Review: Proof of Virtue by Leila Snow

Proof of Virtue by Leila Snow
Release Date: November 7, 2017
Publisher:  self published
Pages: 319
Source: book provided by the author for review

 

 

In struggling with misfortune, Lies the true proof of virtue.” – Shakespeare

It is the year 1848, and a cholera outbreak has just ravaged Manchester, leaving Emma Belden an orphan, with two young siblings to care for. Left with few options, she is forced to enter the workhouse and suffer the habitual injustices commonplace to that sad institution.

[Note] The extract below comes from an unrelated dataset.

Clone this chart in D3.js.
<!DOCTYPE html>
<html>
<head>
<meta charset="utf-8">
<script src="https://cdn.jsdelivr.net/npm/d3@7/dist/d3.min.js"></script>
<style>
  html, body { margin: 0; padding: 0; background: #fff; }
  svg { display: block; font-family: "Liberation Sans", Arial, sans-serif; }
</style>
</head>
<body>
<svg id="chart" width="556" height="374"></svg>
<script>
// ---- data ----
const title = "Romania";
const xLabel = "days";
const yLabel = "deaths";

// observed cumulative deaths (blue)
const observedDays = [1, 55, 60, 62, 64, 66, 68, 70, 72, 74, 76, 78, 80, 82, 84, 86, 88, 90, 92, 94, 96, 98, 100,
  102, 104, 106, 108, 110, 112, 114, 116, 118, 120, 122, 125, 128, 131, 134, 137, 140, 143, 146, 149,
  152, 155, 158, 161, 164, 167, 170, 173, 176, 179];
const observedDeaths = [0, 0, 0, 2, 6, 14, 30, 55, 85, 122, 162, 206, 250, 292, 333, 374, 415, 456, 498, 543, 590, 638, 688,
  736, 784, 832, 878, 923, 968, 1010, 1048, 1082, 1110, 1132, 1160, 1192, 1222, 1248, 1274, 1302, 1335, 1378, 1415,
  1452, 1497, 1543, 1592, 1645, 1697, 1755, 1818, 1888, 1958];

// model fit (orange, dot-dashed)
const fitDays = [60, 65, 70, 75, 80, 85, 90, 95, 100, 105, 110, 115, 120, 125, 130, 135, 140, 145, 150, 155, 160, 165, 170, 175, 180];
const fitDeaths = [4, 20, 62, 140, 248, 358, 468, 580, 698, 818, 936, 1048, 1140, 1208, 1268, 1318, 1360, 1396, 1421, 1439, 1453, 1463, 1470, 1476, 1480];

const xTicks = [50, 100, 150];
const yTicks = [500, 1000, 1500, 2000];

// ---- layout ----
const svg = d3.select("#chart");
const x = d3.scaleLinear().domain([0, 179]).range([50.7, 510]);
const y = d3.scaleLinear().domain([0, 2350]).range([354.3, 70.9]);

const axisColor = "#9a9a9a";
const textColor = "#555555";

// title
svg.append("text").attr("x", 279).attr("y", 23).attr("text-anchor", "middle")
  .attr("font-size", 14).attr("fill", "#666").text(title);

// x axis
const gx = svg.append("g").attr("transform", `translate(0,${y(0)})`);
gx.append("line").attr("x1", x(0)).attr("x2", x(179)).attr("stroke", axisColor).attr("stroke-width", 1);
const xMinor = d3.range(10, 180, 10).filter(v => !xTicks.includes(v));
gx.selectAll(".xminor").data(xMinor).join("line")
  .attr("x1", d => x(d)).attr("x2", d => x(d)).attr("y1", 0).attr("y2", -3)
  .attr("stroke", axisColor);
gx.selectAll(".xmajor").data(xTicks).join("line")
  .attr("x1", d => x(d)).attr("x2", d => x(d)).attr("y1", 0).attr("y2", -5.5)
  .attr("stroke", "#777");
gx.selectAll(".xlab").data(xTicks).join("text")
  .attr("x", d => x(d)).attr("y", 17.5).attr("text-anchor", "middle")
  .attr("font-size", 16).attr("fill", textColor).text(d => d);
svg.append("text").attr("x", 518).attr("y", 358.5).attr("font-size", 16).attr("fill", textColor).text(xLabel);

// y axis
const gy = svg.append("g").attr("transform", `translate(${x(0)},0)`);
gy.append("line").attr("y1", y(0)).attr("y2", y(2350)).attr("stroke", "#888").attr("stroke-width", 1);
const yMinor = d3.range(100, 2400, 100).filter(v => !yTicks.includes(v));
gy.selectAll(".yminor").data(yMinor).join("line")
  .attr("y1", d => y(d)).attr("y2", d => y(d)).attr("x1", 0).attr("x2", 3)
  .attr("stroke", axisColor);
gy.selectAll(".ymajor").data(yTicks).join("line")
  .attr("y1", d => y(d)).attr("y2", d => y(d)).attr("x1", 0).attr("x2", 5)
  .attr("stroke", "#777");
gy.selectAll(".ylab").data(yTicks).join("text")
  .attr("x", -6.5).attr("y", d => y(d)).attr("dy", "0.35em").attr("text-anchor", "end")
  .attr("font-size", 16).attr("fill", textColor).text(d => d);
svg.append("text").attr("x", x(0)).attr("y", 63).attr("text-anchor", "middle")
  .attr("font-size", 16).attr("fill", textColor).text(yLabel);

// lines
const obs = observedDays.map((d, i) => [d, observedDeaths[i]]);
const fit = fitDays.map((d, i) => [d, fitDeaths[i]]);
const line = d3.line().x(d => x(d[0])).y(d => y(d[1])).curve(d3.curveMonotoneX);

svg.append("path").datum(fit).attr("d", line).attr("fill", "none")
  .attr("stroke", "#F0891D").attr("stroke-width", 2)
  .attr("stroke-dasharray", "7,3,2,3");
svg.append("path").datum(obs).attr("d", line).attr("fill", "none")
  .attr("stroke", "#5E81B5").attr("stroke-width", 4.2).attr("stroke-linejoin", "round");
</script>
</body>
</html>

Her beauty and naivety a target for the unscrupulous master of the workhouse and Edward Wells, the owner of the local textile mill, Emma will be compelled to make the difficult decision between the safety of her brother and sister, and her own virtue.

Gideon, Lord de Monthaut, is instantly smitten the moment he sees Emma, despite the fact that she is on the arm of one of the most notorious blackguards in Manchester society.

Will Emma find it possible to rise above her circumstances and find love? And in the process learn the true Proof of Virtue?

 

Review: This is the story of a young girl named Emma. She was a very beautiful girl who fell upon a bit of misfortune. Yet she found the strength within herself to overcome the many obstacles that she encountered and found the will and the hope to persevere.  Through everything she went through she also found love.

Emma was raised in a family full of love. She had twin siblings that were only four when her parents where struck with cholera and died leaving Emma with little money in which to survive and raise her young siblings.  When the money ran out she was forced to go work in the work house (which in most cases was almost like living or being in prison). She did find friends one in particular who helped her fit and help take care of her siblings.

Emma was sent to work in the textile mill under the rule of a lecherous man. Ms. Snow didn’t candy coat what happened to women and children. They were exploited, abused, humiliated. Life was one big nightmare. But in order to survive you do what you have to. You stay strong and hope…

I had heard of work houses and the condition from history. But Ms. Snow took it one step further and placed me, the reader, inside of Emma head. I felt all the emotions that she felt. Ms. Snow took us on a journey to the darker side of life during the Georgian/Victorian Era.

This book had a lot going on. It was very well written and held my attention maybe a little too well as a tissue was close at hand when my emotions got the best of me. I wouldn’t recommend this story for anyone that was too young or not strong enough to handle all the emotional parts within the story.

I was angry at the men that took advantage of the women and children…the way they were treated. I had a hard time with the children.

But it was really nice that after all that had happened Emma was given an HEA. She found that strength deep down and was able to RISE UP!